Sir

In your 100 Years Ago column you reprinted a report on archaeological digs carried out in Egypt in the 1890s by a Miss Benson and a Miss Gourlay (Nature 398, 469; 1999). The Miss Benson referred to was Margaret (“Maggie”) Benson, daughter of an Archbishop of Canterbury who had died a couple of years before the article's original appearance. One of her brothers, E. F. Benson (already a best-selling author with his novel Dodo, and later to write the popular Mapp and Lucia novels), spent time each winter assisting at these excavations.

The ladies unearthed more than 200 statues, most of which went to Egyptian museums, apart from a very few items (undoubtedly those considered the least valuable and interesting), which the Egyptian government presented to their finders in recognition of their considerable contribution to the history of the XXVth and XXVIth dynasties.
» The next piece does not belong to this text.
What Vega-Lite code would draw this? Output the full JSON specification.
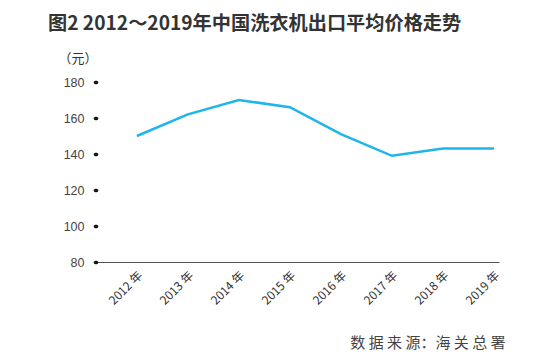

It is galling that the Nature writer would never know that just a handful of what he so disparagingly dismissed as “no very startling discoveries” were to change hands for huge sums of money in the twentieth century. In 1972, six of Miss Benson's statues were sold in London for a total of £114,000. And the head of Amun, which sold for 17,000 guineas in 1972, was the top lot at a Christie's auction in 1991, fetching more than £0.5 million.

The reporter's patronizing tone towards women has to be seen in the context of the day, but doesn't it bring home the attitudes with which intelligent and enterprising women had to contend a century ago?